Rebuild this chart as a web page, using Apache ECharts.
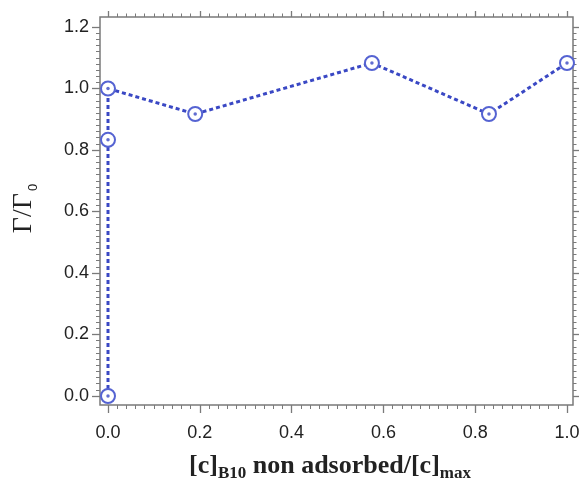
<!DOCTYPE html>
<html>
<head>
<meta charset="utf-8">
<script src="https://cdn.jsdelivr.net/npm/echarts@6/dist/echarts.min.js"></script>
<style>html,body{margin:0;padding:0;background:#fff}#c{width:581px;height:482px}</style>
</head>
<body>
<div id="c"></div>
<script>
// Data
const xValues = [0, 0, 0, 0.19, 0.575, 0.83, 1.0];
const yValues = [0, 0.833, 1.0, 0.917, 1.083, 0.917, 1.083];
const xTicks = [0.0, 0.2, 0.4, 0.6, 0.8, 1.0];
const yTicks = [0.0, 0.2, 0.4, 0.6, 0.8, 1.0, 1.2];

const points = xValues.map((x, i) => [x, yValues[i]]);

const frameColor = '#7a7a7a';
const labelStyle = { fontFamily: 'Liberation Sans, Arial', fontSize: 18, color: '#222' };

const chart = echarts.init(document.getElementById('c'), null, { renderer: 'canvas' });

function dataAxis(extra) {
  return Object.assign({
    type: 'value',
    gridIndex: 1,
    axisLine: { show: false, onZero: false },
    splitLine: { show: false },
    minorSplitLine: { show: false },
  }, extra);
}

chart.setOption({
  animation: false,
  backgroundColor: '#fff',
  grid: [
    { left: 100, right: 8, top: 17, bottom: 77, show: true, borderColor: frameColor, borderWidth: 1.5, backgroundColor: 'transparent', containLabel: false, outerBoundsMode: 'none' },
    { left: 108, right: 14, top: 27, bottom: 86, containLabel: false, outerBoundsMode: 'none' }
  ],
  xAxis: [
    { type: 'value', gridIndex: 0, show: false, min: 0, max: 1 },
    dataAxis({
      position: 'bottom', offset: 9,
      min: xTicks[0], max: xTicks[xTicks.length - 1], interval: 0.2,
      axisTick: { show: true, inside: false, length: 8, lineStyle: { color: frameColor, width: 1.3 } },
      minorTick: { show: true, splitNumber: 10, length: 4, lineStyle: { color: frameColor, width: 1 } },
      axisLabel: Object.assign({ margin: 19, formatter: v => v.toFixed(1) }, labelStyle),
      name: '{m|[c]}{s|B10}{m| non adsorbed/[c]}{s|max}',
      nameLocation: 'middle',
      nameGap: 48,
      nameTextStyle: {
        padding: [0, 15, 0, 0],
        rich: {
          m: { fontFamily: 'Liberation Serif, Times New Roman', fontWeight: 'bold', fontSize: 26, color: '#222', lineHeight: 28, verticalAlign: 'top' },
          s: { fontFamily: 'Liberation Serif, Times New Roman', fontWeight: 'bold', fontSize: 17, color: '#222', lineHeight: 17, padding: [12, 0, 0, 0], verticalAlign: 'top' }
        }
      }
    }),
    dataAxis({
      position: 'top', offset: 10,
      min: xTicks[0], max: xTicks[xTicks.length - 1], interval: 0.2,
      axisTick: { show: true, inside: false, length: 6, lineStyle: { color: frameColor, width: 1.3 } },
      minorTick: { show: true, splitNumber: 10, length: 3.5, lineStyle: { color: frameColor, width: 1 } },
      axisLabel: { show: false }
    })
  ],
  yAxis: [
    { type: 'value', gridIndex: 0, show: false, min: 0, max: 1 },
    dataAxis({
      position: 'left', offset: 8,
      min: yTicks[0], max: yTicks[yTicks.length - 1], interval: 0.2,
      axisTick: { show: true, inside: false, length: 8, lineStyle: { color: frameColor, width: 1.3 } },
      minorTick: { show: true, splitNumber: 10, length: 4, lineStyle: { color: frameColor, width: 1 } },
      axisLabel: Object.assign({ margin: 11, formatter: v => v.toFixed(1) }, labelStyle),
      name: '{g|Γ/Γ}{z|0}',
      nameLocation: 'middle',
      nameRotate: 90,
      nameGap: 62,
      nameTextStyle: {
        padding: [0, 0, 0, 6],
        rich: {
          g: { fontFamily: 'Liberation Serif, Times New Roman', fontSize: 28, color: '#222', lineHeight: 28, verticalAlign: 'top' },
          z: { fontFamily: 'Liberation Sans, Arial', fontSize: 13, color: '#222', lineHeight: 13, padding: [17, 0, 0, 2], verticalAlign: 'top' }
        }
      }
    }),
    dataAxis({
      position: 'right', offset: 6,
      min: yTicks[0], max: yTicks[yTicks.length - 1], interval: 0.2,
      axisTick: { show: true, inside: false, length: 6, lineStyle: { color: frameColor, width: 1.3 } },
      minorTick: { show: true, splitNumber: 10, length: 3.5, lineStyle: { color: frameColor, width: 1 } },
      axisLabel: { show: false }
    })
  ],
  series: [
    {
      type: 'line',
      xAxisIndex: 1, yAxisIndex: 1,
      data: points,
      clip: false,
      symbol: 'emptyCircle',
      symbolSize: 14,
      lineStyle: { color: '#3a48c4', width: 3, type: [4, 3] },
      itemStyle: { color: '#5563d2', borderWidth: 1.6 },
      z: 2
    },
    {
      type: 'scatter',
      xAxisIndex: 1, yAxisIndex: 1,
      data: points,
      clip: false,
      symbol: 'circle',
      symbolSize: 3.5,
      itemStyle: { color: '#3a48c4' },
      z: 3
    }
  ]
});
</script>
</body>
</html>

_Given exercise_
Without the pictures, return the listing above from its first line through the line that has "const points = xValues.map((x, i)".

_Response below_
Rebuild this chart as a web page, using Apache ECharts.
<!DOCTYPE html>
<html>
<head>
<meta charset="utf-8">
<script src="https://cdn.jsdelivr.net/npm/echarts@6/dist/echarts.min.js"></script>
<style>html,body{margin:0;padding:0;background:#fff}#c{width:581px;height:482px}</style>
</head>
<body>
<div id="c"></div>
<script>
// Data
const xValues = [0, 0, 0, 0.19, 0.575, 0.83, 1.0];
const yValues = [0, 0.833, 1.0, 0.917, 1.083, 0.917, 1.083];
const xTicks = [0.0, 0.2, 0.4, 0.6, 0.8, 1.0];
const yTicks = [0.0, 0.2, 0.4, 0.6, 0.8, 1.0, 1.2];

const points = xValues.map((x, i) => [x, yValues[i]]);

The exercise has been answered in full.